The so-called Arab Spring in Egypt that began two years ago has been a disappointment to many Egyptians who had hoped that it would begin building political and social stability, according to Anne Zaki, who lives in Cairo and is a resource development specialist for the Calvin Institute of Christian Worship.
Zaki recently spoke at a symposium held at Calvin College in Grand Rapids, Mich., where she addressed the second anniversary of the uprising that drove longtime President Hosni Mubarak from his position and placed Mohamed Morsi, a member of the Muslim Brotherhood, in power. According to the BBC, more than 50 people have died in recent protests against the new government, with the chief of the army warning that it could lead to a “collapse of the state.”
“We are now living in a period that doesn’t make sense,” said Zaki. “Many people believe we are worse off now than we were under President Mubarak.”
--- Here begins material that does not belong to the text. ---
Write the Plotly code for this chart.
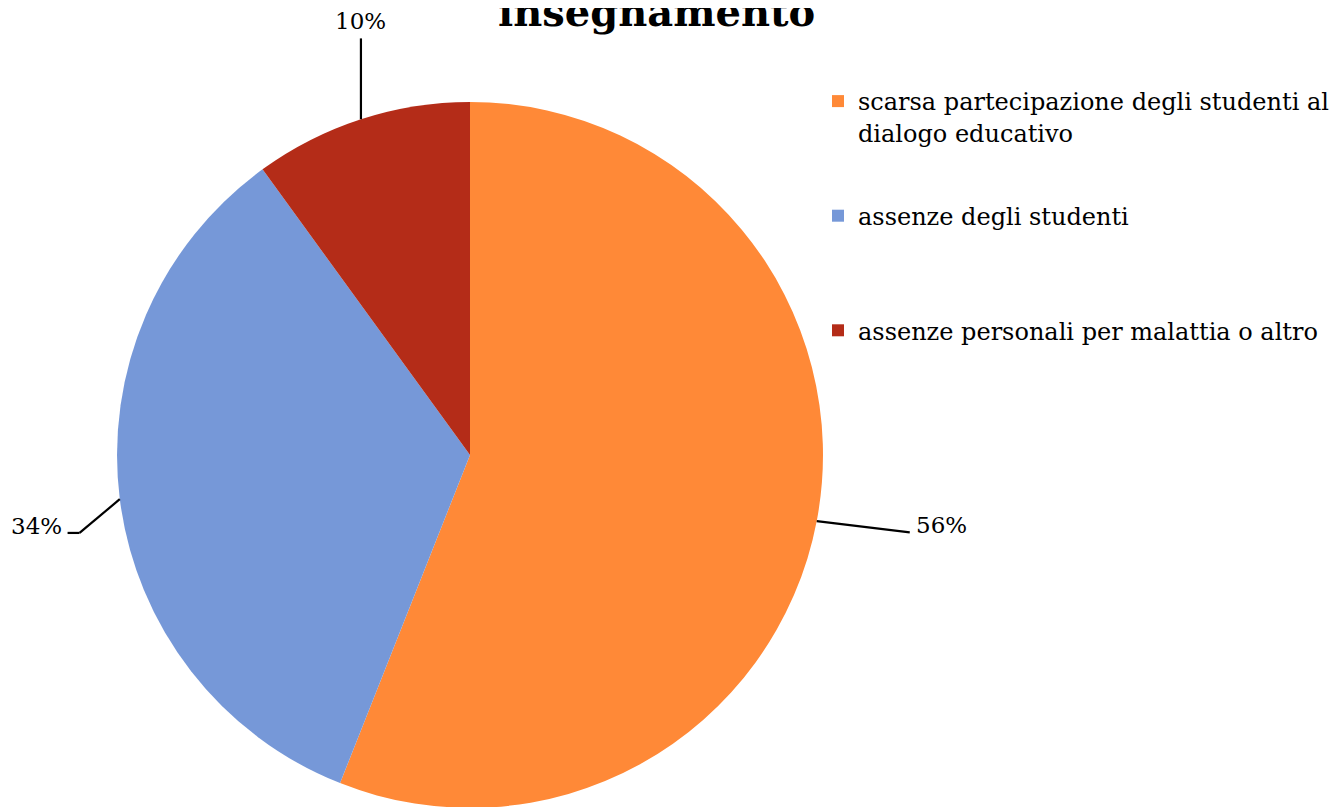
import math
import plotly.graph_objects as go

# ---- data ----
categories = [
    "scarsa partecipazione degli studenti al dialogo educativo",
    "assenze degli studenti",
    "assenze personali per malattia o altro",
]
values = [56, 34, 10]
colors = ["#FF8937", "#7698D8", "#B42C18"]
title_text = "insegnamento"

# ---- layout / style ----
W, H = 1338, 807
OFF = 8  # page body margin of the html page
dom_x = [0.0, 0.6906]
dom_y = [0.0088, 0.8836]
FONT = "DejaVu Serif"
legend_text = [
    "scarsa partecipazione degli studenti al<br>dialogo educativo<br> ",
    "assenze degli studenti<br> <br> ",
    "assenze personali per malattia o altro",
]
# per-slice label placement (style): radial distance factor, angle offset, tail, vertical
label_style = [
    {"dist": 1.265, "offset": -0.8, "tail": 0, "vertical": False},
    {"dist": 1.128, "offset": -4.1, "tail": 12, "vertical": False},
    {"dist": 1.18, "offset": 0, "tail": 0, "vertical": True},
]

fig = go.Figure(
    go.Pie(
        labels=categories,
        values=values,
        sort=False,
        direction="clockwise",
        rotation=0,
        marker=dict(colors=colors, line=dict(width=0)),
        textinfo="none",
        hoverinfo="label+percent",
        showlegend=False,
        domain=dict(x=dom_x, y=dom_y),
    )
)

# legend entries (one group per category for spacing control)
for i, (name, col) in enumerate(zip(legend_text, colors)):
    fig.add_trace(go.Scatter(
        x=[None], y=[None], mode="markers", name=name,
        marker=dict(symbol="square", size=12, color=col),
        legendgroup=f"g{i}", showlegend=True, hoverinfo="skip",
    ))

# pie geometry in page pixels
cx = (dom_x[0] + dom_x[1]) / 2 * W + OFF
r = min((dom_x[1] - dom_x[0]) * W, (dom_y[1] - dom_y[0]) * H) / 2
cy = H - (dom_y[0] + dom_y[1]) / 2 * H + OFF


def px(x, y):
    return (x - OFF) / W, 1 - (y - OFF) / H


total = sum(values)
cum = 0
shapes = []
annotations = []
for v, st in zip(values, label_style):
    mid = (cum + v / 2) / total * 360
    cum += v
    pct = f"{round(v / total * 100)}%"
    t = math.radians(mid)
    ex, ey = cx + r * math.sin(t), cy - r * math.cos(t)
    if st["vertical"]:
        qx, qy = ex, cy - st["dist"] * r
        pts = [(ex, ey), (qx, qy)]
        tx, ty = qx, qy - 2
        xa, ya = "center", "bottom"
    else:
        t2 = math.radians(mid + st["offset"])
        pxx, pyy = cx + st["dist"] * r * math.sin(t2), cy - st["dist"] * r * math.cos(t2)
        side = 1 if math.sin(t2) > 0 else -1
        qx, qy = pxx + side * st["tail"], pyy
        pts = [(ex, ey), (pxx, pyy), (qx, qy)]
        tx, ty = qx + side * 4, qy - 7
        xa = "left" if side > 0 else "right"
        ya = "middle"
    for (x0, y0), (x1, y1) in zip(pts[:-1], pts[1:]):
        a0, b0 = px(x0, y0)
        a1, b1 = px(x1, y1)
        shapes.append(dict(type="line", xref="paper", yref="paper", x0=a0, y0=b0,
                           x1=a1, y1=b1, line=dict(color="black", width=2.2)))
    ax_, ay_ = px(tx, ty)
    annotations.append(dict(text=pct, xref="paper", yref="paper", x=ax_, y=ay_,
                            xanchor=xa, yanchor=ya, showarrow=False,
                            font=dict(family=FONT, size=23, color="black")))

tx_, ty_ = px(656, 37)
annotations.append(dict(text=f"<b>{title_text}</b>", xref="paper", yref="paper",
                        x=tx_, y=ty_, xanchor="center", yanchor="bottom", showarrow=False,
                        font=dict(family="DejaVu Serif", size=40, color="black")))

lx, ly = px(818, 79)
fig.update_layout(
    width=W,
    height=H,
    margin=dict(l=0, r=0, t=0, b=0),
    paper_bgcolor="white",
    plot_bgcolor="white",
    xaxis=dict(visible=False),
    yaxis=dict(visible=False),
    shapes=shapes,
    annotations=annotations,
    showlegend=True,
    legend=dict(x=lx, y=ly, xanchor="left", yanchor="top", valign="top",
                font=dict(family=FONT, size=24, color="black"),
                bgcolor="rgba(0,0,0,0)", traceorder="grouped", tracegroupgap=18),
)

fig.write_html("out.html")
Zaki and her husband, Naji Umran, moved with their four children to Zaki’s homeland of Egypt, where Umran serves with Christian Reformed World Missions. There is much about Egypt for which she and her family have deep appreciation, Zaki said, but tensions have grown over the last two years as many people in Egypt have had their optimism dashed.
“The church is starting to be awakened about the need to be present in this time of tension and transition."
Zaki said that Egyptians find themselves chafing under the rule and domination of the Muslim Brotherhood and other Islamist groups such the ultraconservative Salafis. Christians in particular have become targets. Some Salafi men have barged into a church and claimed the building for Islam by conducting a Muslim prayer there, Zaki said, while a Salafi female teacher publicly cut the hair of two non-veiled Muslim girls in her classroom.
Meanwhile, many of Egypt’s poor have been left out of the system and face continued grinding poverty. Unemployment remains high.
But that doesn’t mean things are hopeless. There has been a move to build a political front joining many civil parties that can be a non-Islamist voice as Egypt struggles toward democracy. Egyptian women across the country are beginning to lobby for their rights. Egyptian Christians are also setting aside their historic tendency to avoid involvement in politics.
“The church is starting to be awakened about the need to be present in this time of tension and transition,” said Zaki.
Zaki discussed how Morsi has set a limit of purchasing three loaves of subsidized bread a day for each person, in some cases the only food people eat. While this move will only stir more discord in Egypt, she said, it is important to note the significance that the church can play in this and in other developments.
“The church knows that it can give the bread of life to people, but they also know that offering bread for the body creates a fertile ground for the bread of life to take hold and transform,” she said.